### WHAT YOU NEED TO DO:
Restate the data word for word and leave the images out.

### DATASET SECTION:
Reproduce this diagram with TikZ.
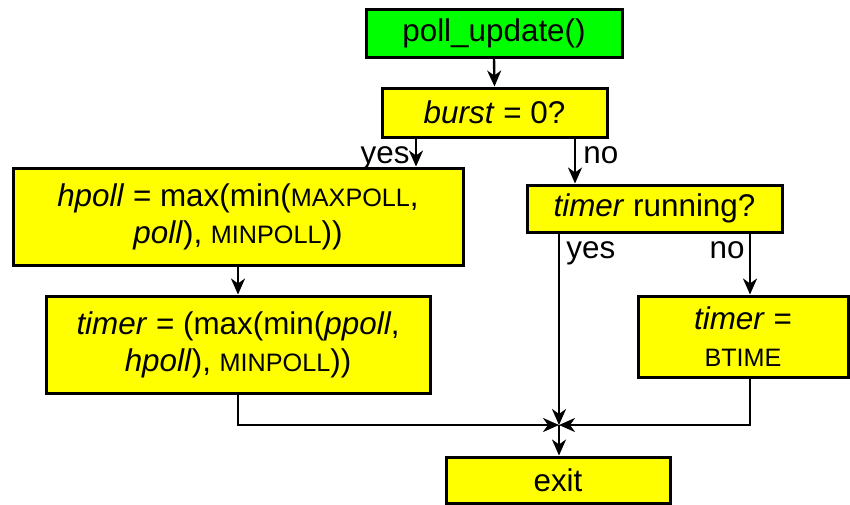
\documentclass[tikz,border=0pt]{standalone}
\usepackage{fontspec}
\setmainfont{Liberation Sans}
\usetikzlibrary{arrows.meta}
\definecolor{ylw}{RGB}{255,255,0}
\definecolor{grn}{RGB}{0,255,0}
\newcommand{\sm}[1]{{\fontsize{12.6}{15}\selectfont #1}}
\begin{document}
\begin{tikzpicture}[x=0.5pt,y=-0.5pt,
  box/.style={draw=black,line width=1.5pt,fill=ylw,inner sep=0pt,align=center,
    font=\fontsize{15.7}{18.5}\selectfont},
  arr/.style={line width=1.2pt,-{Stealth[length=8pt,width=7pt,inset=2.5pt]}},
  ln/.style={line width=1.2pt},
  lbl/.style={font=\fontsize{15.7}{18.5}\selectfont,inner sep=0pt}]
\useasboundingbox (0,0) rectangle (850,504);
\node[box,fill=grn,minimum width=128pt,minimum height=24pt] (poll) at (494,33) {poll\_update()};
\node[box,minimum width=112.5pt,minimum height=24.5pt] (burst) at (494.5,112.5) {\textit{burst} = 0?};
\node[box,minimum width=225pt,minimum height=48.5pt] (hpoll) at (238,216.5) {\textit{hpoll} = max(min(\sm{MAXPOLL},\\\textit{poll}), \sm{MINPOLL}))};
\node[box,minimum width=127.5pt,minimum height=23.5pt] (trun) at (654.5,208.5) {\textit{timer} running?};
\node[box,minimum width=192pt,minimum height=48.5pt] (tleft) at (238,344.5) {\textit{timer} = (max(min(\textit{ppoll},\\\textit{hpoll}), \sm{MINPOLL}))};
\node[box,minimum width=105pt,minimum height=40.5pt] (btime) at (743,336.5) {\textit{timer} =\\\sm{BTIME}};
\node[box,minimum width=112pt,minimum height=23pt] (exit) at (558,480) {exit};
\coordinate (yx) at (416,0);
\coordinate (nx) at (575,0);
\coordinate (J) at (559,425);
\coordinate (bx) at (750,0);
\draw[arr] (poll.south) -- (burst.north);
\draw[arr] (burst.south -| yx) -- (hpoll.north -| yx);
\draw[arr] (burst.south -| nx) -- (trun.north -| nx);
\draw[arr] (hpoll.south) -- (tleft.north);
\draw[arr] (trun.south -| bx) -- (btime.north -| bx);
\draw[arr] (trun.south -| J) -- (J);
\draw[ln] (tleft.south) -- (tleft.south |- J) -- ([xshift=-1pt]J);
\draw[arr] ([xshift=-40pt]J) -- (J);
\draw[ln] (btime.south -| bx) -- (bx |- J) -- ([xshift=1pt]J);
\draw[arr] ([xshift=40pt]J) -- (J);
\draw[arr] (J) -- (exit.north -| J);
\node[lbl,anchor=base east] (y1) at (410,163) {yes};
\node[lbl,anchor=base west] (n1) at (583,163) {no};
\node[lbl,anchor=base west] (y2) at (566,258) {yes};
\node[lbl,anchor=base east] (n2) at (745,258) {no};
\end{tikzpicture}
\end{document}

### FULL OUTPUT:
Reproduce this diagram with TikZ.
\documentclass[tikz,border=0pt]{standalone}
\usepackage{fontspec}
\setmainfont{Liberation Sans}
\usetikzlibrary{arrows.meta}
\definecolor{ylw}{RGB}{255,255,0}
\definecolor{grn}{RGB}{0,255,0}
\newcommand{\sm}[1]{{\fontsize{12.6}{15}\selectfont #1}}
\begin{document}
\begin{tikzpicture}[x=0.5pt,y=-0.5pt,
  box/.style={draw=black,line width=1.5pt,fill=ylw,inner sep=0pt,align=center,
    font=\fontsize{15.7}{18.5}\selectfont},
  arr/.style={line width=1.2pt,-{Stealth[length=8pt,width=7pt,inset=2.5pt]}},
  ln/.style={line width=1.2pt},
  lbl/.style={font=\fontsize{15.7}{18.5}\selectfont,inner sep=0pt}]
\useasboundingbox (0,0) rectangle (850,504);
\node[box,fill=grn,minimum width=128pt,minimum height=24pt] (poll) at (494,33) {poll\_update()};
\node[box,minimum width=112.5pt,minimum height=24.5pt] (burst) at (494.5,112.5) {\textit{burst} = 0?};
\node[box,minimum width=225pt,minimum height=48.5pt] (hpoll) at (238,216.5) {\textit{hpoll} = max(min(\sm{MAXPOLL},\\\textit{poll}), \sm{MINPOLL}))};
\node[box,minimum width=127.5pt,minimum height=23.5pt] (trun) at (654.5,208.5) {\textit{timer} running?};
\node[box,minimum width=192pt,minimum height=48.5pt] (tleft) at (238,344.5) {\textit{timer} = (max(min(\textit{ppoll},\\\textit{hpoll}), \sm{MINPOLL}))};
\node[box,minimum width=105pt,minimum height=40.5pt] (btime) at (743,336.5) {\textit{timer} =\\\sm{BTIME}};
\node[box,minimum width=112pt,minimum height=23pt] (exit) at (558,480) {exit};
\coordinate (yx) at (416,0);
\coordinate (nx) at (575,0);
\coordinate (J) at (559,425);
\coordinate (bx) at (750,0);
\draw[arr] (poll.south) -- (burst.north);
\draw[arr] (burst.south -| yx) -- (hpoll.north -| yx);
\draw[arr] (burst.south -| nx) -- (trun.north -| nx);
\draw[arr] (hpoll.south) -- (tleft.north);
\draw[arr] (trun.south -| bx) -- (btime.north -| bx);
\draw[arr] (trun.south -| J) -- (J);
\draw[ln] (tleft.south) -- (tleft.south |- J) -- ([xshift=-1pt]J);
\draw[arr] ([xshift=-40pt]J) -- (J);
\draw[ln] (btime.south -| bx) -- (bx |- J) -- ([xshift=1pt]J);
\draw[arr] ([xshift=40pt]J) -- (J);
\draw[arr] (J) -- (exit.north -| J);
\node[lbl,anchor=base east] (y1) at (410,163) {yes};
\node[lbl,anchor=base west] (n1) at (583,163) {no};
\node[lbl,anchor=base west] (y2) at (566,258) {yes};
\node[lbl,anchor=base east] (n2) at (745,258) {no};
\end{tikzpicture}
\end{document}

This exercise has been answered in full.